◆ **Given information**:
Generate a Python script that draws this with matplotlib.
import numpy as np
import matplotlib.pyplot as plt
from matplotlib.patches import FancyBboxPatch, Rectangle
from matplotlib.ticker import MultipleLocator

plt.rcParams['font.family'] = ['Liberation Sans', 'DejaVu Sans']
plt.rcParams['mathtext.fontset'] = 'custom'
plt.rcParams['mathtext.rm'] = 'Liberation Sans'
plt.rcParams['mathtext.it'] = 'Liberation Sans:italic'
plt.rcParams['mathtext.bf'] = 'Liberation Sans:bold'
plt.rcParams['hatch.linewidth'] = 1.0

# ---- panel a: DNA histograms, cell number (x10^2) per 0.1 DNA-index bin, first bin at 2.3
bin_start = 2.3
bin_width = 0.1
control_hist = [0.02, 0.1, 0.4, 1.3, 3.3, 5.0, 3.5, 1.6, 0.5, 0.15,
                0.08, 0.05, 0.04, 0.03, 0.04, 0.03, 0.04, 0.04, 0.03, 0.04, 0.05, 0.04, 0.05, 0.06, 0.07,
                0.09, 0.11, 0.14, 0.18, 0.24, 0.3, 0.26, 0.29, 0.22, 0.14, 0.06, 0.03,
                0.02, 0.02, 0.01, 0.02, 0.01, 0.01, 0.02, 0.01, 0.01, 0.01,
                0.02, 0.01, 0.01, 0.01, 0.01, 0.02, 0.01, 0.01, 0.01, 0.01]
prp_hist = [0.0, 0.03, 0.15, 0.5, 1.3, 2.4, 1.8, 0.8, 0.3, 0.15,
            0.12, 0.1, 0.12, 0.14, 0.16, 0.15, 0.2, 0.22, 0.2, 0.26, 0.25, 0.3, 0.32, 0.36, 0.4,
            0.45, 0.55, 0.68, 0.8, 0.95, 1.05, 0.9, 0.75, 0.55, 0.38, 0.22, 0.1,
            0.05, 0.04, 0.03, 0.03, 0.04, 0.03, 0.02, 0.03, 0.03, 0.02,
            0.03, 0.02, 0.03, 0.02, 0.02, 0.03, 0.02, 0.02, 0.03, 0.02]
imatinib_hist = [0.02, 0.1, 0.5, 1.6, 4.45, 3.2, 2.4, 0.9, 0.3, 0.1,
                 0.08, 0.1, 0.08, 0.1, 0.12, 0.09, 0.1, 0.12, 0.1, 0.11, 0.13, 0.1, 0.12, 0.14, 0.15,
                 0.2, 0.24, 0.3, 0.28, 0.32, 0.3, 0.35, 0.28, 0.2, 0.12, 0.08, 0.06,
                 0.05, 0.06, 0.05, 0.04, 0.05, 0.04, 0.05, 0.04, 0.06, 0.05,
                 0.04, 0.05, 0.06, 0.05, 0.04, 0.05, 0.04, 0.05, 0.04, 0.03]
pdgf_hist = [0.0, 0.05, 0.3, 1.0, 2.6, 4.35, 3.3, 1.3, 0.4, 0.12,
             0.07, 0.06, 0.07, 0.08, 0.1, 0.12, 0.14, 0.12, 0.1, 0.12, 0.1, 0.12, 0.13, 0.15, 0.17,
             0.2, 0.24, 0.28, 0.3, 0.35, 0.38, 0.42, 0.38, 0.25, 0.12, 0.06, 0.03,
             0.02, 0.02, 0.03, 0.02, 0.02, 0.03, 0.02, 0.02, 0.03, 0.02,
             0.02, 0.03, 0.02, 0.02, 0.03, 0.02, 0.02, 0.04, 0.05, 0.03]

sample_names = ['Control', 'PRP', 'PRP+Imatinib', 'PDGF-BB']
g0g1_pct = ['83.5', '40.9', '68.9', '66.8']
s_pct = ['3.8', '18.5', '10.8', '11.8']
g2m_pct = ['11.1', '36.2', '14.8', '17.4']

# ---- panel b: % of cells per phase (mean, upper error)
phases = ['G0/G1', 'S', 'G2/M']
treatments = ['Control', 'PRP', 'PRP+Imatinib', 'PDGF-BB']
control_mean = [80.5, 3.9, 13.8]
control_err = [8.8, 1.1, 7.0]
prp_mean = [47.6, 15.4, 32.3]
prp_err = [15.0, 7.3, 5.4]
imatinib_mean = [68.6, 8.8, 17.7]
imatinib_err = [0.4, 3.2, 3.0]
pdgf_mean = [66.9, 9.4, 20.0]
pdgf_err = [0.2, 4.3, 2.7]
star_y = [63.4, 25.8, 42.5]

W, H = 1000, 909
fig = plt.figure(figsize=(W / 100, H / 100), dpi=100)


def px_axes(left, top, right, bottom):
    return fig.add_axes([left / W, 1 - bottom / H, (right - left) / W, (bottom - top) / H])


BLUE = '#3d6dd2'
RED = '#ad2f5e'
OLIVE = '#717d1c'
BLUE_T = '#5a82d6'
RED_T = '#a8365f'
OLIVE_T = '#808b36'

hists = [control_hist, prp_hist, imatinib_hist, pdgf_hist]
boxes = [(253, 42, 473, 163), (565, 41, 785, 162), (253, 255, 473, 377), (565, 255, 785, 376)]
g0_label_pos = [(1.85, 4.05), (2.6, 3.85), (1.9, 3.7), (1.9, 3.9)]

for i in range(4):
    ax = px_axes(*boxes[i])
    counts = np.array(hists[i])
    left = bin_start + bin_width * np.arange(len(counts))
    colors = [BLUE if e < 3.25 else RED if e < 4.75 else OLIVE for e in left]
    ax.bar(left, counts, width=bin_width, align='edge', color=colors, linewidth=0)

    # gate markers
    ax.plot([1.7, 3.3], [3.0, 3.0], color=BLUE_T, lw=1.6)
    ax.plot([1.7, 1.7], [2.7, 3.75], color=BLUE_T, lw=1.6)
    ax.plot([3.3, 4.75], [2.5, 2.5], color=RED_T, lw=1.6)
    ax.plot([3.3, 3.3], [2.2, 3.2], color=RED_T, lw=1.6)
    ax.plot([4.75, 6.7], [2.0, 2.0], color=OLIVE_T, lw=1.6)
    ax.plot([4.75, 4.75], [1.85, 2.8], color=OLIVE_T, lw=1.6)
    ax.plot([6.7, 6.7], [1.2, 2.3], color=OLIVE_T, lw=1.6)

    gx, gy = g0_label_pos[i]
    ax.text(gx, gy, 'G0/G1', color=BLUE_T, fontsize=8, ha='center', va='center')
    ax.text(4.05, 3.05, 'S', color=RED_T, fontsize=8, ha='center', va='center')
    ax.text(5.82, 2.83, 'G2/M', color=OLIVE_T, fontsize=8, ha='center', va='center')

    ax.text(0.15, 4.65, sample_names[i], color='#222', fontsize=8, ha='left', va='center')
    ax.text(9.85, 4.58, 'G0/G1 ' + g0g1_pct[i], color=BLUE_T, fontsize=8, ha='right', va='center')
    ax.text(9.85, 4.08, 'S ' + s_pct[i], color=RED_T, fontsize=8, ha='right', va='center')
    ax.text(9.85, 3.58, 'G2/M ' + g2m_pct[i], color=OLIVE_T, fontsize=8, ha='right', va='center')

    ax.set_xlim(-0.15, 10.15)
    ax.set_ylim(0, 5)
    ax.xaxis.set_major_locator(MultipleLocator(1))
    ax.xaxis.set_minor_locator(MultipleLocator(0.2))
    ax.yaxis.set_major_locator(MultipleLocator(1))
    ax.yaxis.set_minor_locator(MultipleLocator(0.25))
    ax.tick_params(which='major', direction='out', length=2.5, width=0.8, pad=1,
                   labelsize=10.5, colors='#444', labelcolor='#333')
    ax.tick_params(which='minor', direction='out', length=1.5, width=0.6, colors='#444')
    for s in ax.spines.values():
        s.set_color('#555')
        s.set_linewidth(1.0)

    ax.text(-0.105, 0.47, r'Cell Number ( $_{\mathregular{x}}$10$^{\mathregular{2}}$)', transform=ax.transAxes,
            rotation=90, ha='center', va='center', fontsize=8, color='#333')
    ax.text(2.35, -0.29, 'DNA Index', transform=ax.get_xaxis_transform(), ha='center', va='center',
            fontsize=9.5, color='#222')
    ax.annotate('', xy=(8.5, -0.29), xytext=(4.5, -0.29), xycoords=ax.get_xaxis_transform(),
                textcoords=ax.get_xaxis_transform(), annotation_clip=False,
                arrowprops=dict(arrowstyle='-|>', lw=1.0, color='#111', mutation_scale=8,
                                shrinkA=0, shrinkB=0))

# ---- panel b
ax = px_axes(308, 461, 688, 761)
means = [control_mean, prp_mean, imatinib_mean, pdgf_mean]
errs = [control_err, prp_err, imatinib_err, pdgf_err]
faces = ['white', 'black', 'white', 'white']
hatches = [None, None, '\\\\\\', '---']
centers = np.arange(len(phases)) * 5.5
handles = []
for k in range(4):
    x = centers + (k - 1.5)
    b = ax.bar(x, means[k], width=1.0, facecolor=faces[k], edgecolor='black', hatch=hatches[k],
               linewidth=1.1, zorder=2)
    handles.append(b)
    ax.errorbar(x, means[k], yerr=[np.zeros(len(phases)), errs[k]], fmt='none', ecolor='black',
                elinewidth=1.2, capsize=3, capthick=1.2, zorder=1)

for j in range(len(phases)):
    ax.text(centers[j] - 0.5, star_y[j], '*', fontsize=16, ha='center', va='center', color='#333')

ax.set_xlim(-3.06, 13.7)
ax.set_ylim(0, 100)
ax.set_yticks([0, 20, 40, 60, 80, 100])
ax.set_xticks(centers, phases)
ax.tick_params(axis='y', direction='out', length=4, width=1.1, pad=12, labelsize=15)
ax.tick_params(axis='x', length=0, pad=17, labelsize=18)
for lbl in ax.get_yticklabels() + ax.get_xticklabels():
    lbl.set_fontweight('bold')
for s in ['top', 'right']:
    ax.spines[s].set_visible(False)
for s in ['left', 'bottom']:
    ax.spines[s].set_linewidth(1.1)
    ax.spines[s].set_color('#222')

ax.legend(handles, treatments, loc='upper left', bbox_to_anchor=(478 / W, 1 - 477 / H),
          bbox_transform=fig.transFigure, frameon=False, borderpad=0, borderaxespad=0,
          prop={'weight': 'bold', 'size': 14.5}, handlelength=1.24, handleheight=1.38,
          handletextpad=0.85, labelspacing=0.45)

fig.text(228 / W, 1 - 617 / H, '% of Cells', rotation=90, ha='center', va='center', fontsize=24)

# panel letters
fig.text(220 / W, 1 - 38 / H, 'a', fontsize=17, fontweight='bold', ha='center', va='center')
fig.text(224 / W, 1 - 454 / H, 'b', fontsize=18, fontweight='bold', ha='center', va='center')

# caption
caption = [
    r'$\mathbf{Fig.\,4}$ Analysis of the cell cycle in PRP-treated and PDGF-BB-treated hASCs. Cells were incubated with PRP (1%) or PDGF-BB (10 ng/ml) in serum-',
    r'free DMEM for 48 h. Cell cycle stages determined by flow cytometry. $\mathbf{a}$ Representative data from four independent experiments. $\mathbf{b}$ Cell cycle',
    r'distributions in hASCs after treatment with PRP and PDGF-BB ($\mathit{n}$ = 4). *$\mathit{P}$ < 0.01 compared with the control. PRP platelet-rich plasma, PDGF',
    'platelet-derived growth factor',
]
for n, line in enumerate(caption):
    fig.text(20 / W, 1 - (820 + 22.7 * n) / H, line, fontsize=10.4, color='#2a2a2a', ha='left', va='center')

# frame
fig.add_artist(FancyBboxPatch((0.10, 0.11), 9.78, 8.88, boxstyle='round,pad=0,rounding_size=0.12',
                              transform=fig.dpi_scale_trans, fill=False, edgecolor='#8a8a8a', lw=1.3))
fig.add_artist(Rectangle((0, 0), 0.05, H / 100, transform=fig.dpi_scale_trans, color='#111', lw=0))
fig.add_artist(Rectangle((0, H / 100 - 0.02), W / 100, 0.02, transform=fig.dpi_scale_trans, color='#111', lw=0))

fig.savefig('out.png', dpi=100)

◆ **Direction**:
Please reproduce exactly the lines above, beginning with the first and ending with the line that contains "0.02, 0.03, 0.02, 0.02, 0.03, 0.02, 0.02, 0.04, 0.05, 0.03]", and include nothing outside that range.

◆ **Task output**:
Generate a Python script that draws this with matplotlib.
import numpy as np
import matplotlib.pyplot as plt
from matplotlib.patches import FancyBboxPatch, Rectangle
from matplotlib.ticker import MultipleLocator

plt.rcParams['font.family'] = ['Liberation Sans', 'DejaVu Sans']
plt.rcParams['mathtext.fontset'] = 'custom'
plt.rcParams['mathtext.rm'] = 'Liberation Sans'
plt.rcParams['mathtext.it'] = 'Liberation Sans:italic'
plt.rcParams['mathtext.bf'] = 'Liberation Sans:bold'
plt.rcParams['hatch.linewidth'] = 1.0

# ---- panel a: DNA histograms, cell number (x10^2) per 0.1 DNA-index bin, first bin at 2.3
bin_start = 2.3
bin_width = 0.1
control_hist = [0.02, 0.1, 0.4, 1.3, 3.3, 5.0, 3.5, 1.6, 0.5, 0.15,
                0.08, 0.05, 0.04, 0.03, 0.04, 0.03, 0.04, 0.04, 0.03, 0.04, 0.05, 0.04, 0.05, 0.06, 0.07,
                0.09, 0.11, 0.14, 0.18, 0.24, 0.3, 0.26, 0.29, 0.22, 0.14, 0.06, 0.03,
                0.02, 0.02, 0.01, 0.02, 0.01, 0.01, 0.02, 0.01, 0.01, 0.01,
                0.02, 0.01, 0.01, 0.01, 0.01, 0.02, 0.01, 0.01, 0.01, 0.01]
prp_hist = [0.0, 0.03, 0.15, 0.5, 1.3, 2.4, 1.8, 0.8, 0.3, 0.15,
            0.12, 0.1, 0.12, 0.14, 0.16, 0.15, 0.2, 0.22, 0.2, 0.26, 0.25, 0.3, 0.32, 0.36, 0.4,
            0.45, 0.55, 0.68, 0.8, 0.95, 1.05, 0.9, 0.75, 0.55, 0.38, 0.22, 0.1,
            0.05, 0.04, 0.03, 0.03, 0.04, 0.03, 0.02, 0.03, 0.03, 0.02,
            0.03, 0.02, 0.03, 0.02, 0.02, 0.03, 0.02, 0.02, 0.03, 0.02]
imatinib_hist = [0.02, 0.1, 0.5, 1.6, 4.45, 3.2, 2.4, 0.9, 0.3, 0.1,
                 0.08, 0.1, 0.08, 0.1, 0.12, 0.09, 0.1, 0.12, 0.1, 0.11, 0.13, 0.1, 0.12, 0.14, 0.15,
                 0.2, 0.24, 0.3, 0.28, 0.32, 0.3, 0.35, 0.28, 0.2, 0.12, 0.08, 0.06,
                 0.05, 0.06, 0.05, 0.04, 0.05, 0.04, 0.05, 0.04, 0.06, 0.05,
                 0.04, 0.05, 0.06, 0.05, 0.04, 0.05, 0.04, 0.05, 0.04, 0.03]
pdgf_hist = [0.0, 0.05, 0.3, 1.0, 2.6, 4.35, 3.3, 1.3, 0.4, 0.12,
             0.07, 0.06, 0.07, 0.08, 0.1, 0.12, 0.14, 0.12, 0.1, 0.12, 0.1, 0.12, 0.13, 0.15, 0.17,
             0.2, 0.24, 0.28, 0.3, 0.35, 0.38, 0.42, 0.38, 0.25, 0.12, 0.06, 0.03,
             0.02, 0.02, 0.03, 0.02, 0.02, 0.03, 0.02, 0.02, 0.03, 0.02,
             0.02, 0.03, 0.02, 0.02, 0.03, 0.02, 0.02, 0.04, 0.05, 0.03]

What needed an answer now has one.